* _WHAT IS EXPECTED_
Return all lines with the word "code" in them.

* _DATA LINES_
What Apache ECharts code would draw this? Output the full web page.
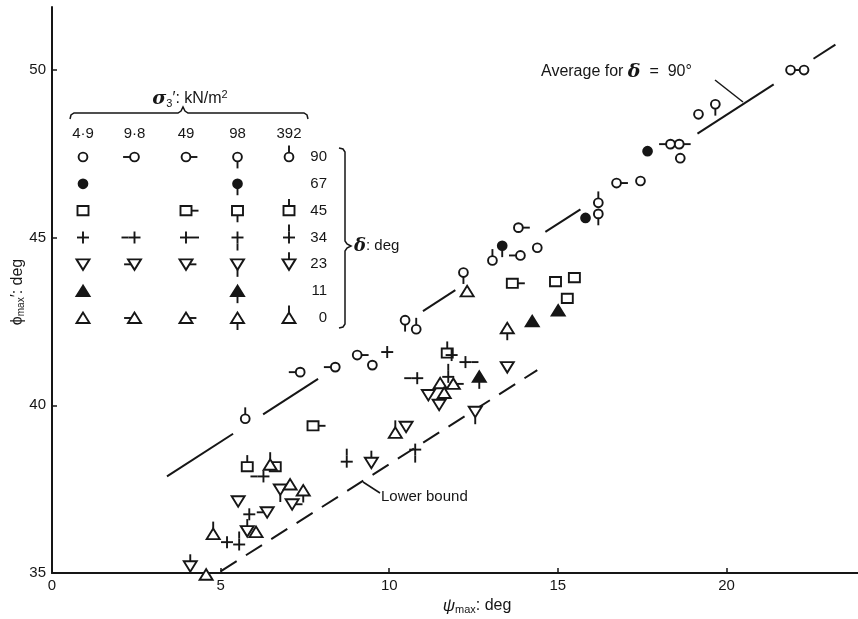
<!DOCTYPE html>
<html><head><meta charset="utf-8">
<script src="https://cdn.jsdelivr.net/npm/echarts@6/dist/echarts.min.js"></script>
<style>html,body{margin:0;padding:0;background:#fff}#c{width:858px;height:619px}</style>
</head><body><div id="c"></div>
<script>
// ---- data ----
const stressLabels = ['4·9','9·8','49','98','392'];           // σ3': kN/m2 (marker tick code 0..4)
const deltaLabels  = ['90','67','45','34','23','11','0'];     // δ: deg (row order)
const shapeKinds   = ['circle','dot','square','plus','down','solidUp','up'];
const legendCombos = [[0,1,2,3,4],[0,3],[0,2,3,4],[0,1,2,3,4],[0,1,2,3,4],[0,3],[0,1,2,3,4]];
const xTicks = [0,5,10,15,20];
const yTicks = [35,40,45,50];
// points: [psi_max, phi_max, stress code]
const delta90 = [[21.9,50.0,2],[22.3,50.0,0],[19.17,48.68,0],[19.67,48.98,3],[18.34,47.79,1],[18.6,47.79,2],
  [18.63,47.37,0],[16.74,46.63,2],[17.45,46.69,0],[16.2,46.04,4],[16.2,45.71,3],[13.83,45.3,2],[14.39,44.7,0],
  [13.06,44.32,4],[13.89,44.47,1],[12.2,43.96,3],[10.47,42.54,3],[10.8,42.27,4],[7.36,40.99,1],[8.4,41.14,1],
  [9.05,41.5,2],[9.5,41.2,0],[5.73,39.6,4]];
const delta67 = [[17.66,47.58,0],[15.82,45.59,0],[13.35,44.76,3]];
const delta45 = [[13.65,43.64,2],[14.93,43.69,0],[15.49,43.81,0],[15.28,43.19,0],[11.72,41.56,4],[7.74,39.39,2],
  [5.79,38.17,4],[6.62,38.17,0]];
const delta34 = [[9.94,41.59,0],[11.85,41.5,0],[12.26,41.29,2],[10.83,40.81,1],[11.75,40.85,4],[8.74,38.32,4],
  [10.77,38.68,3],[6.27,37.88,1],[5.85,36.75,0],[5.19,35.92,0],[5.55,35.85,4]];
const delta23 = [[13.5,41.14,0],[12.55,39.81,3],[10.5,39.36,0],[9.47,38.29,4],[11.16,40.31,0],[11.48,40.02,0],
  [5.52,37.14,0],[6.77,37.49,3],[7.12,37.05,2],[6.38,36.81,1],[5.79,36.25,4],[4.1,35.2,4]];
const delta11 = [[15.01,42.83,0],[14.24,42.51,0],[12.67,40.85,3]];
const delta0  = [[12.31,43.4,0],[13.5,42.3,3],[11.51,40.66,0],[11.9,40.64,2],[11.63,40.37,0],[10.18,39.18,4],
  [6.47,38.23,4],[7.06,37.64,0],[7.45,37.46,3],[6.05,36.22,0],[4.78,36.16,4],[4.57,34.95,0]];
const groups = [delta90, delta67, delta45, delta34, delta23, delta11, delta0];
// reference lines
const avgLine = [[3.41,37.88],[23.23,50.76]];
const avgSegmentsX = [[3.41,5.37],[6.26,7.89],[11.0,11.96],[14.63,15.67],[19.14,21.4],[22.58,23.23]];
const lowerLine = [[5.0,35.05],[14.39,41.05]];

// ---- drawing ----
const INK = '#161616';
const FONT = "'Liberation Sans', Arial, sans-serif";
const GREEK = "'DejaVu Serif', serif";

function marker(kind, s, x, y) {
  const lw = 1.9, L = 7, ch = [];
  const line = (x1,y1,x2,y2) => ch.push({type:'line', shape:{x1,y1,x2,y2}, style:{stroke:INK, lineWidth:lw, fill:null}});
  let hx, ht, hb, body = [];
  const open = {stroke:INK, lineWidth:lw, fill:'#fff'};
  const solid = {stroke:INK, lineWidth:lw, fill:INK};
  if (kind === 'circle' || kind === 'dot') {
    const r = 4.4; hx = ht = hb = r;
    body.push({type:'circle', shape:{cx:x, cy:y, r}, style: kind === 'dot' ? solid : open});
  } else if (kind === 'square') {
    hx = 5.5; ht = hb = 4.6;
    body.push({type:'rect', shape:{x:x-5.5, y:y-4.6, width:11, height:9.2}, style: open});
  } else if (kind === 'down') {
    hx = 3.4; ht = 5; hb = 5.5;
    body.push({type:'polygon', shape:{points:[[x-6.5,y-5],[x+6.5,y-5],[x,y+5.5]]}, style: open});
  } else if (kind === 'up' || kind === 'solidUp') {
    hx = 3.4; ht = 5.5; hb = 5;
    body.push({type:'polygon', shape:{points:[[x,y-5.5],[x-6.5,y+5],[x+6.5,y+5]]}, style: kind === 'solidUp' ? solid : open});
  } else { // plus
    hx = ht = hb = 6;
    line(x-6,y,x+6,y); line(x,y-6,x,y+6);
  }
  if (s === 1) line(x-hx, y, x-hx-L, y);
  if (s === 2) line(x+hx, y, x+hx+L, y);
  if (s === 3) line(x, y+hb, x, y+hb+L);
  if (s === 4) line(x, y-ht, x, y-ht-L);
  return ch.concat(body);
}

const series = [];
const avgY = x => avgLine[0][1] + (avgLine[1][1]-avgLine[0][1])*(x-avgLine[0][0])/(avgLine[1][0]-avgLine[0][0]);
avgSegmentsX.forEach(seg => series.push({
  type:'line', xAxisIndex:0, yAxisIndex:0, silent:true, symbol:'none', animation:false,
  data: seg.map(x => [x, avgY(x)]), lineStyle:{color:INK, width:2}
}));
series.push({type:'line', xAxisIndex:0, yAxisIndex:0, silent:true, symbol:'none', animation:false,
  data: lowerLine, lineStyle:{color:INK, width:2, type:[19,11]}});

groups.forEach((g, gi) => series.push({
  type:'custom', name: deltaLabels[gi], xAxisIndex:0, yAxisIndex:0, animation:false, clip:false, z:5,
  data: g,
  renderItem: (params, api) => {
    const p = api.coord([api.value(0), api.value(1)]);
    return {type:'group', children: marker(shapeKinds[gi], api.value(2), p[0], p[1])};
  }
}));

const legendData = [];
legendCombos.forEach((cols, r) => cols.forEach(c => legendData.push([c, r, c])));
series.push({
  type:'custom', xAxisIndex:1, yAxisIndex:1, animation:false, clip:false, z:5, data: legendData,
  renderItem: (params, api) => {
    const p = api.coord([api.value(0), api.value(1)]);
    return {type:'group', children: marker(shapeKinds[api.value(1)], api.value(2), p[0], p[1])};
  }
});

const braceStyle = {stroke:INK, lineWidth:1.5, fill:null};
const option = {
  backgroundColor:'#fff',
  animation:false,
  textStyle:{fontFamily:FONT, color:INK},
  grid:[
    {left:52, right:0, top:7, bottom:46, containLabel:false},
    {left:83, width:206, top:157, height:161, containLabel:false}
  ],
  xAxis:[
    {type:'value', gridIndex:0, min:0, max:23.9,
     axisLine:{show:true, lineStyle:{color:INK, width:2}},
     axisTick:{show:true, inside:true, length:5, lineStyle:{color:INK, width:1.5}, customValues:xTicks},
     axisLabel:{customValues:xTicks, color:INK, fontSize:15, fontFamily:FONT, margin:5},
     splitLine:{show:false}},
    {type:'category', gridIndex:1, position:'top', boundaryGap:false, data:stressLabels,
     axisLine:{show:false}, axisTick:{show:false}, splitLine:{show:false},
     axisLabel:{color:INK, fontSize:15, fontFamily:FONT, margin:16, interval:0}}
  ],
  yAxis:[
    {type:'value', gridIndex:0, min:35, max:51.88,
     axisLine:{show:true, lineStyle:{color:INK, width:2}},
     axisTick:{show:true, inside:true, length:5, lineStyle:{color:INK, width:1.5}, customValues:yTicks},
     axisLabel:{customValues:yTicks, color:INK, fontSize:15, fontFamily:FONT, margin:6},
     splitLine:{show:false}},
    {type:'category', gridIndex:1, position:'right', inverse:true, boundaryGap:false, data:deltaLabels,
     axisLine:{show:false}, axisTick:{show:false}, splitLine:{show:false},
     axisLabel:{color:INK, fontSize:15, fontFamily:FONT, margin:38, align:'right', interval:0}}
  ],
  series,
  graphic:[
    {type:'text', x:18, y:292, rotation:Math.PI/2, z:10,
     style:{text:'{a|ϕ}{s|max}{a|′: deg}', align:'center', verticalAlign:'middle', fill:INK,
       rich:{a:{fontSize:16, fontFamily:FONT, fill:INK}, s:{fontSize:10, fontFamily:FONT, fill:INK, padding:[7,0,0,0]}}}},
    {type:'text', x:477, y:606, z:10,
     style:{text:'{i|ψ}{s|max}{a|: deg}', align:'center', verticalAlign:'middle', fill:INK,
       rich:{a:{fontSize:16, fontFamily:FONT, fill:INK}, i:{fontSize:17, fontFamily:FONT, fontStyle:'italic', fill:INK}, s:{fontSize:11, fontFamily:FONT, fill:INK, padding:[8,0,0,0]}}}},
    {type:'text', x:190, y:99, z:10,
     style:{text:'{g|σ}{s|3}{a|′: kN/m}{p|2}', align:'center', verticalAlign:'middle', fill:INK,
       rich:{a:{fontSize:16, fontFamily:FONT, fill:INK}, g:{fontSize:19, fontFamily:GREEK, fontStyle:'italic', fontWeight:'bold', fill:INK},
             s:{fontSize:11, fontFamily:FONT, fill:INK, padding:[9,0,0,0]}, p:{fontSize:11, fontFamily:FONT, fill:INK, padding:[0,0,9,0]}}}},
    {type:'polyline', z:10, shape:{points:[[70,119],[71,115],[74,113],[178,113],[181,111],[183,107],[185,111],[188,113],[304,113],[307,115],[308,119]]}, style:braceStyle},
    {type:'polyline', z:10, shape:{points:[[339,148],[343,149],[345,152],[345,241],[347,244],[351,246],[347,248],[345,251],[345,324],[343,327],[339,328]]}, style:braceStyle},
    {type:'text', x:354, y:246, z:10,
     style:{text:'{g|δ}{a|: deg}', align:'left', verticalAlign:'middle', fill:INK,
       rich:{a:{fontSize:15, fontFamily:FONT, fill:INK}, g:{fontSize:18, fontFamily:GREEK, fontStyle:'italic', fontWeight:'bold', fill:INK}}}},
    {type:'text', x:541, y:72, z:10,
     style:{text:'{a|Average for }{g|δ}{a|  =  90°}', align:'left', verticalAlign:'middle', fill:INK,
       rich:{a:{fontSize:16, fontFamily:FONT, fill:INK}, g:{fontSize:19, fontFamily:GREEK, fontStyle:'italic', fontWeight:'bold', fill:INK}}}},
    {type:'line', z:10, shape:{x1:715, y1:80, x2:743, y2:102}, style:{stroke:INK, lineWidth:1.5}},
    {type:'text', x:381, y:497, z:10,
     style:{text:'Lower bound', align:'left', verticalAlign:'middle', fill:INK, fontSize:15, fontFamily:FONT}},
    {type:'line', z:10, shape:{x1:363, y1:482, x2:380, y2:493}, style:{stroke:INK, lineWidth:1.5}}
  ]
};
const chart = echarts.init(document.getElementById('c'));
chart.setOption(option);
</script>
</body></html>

* _WRITTEN RESPONSE_
What Apache ECharts code would draw this? Output the full web page.
const stressLabels = ['4·9','9·8','49','98','392'];           // σ3': kN/m2 (marker tick code 0..4)
// points: [psi_max, phi_max, stress code]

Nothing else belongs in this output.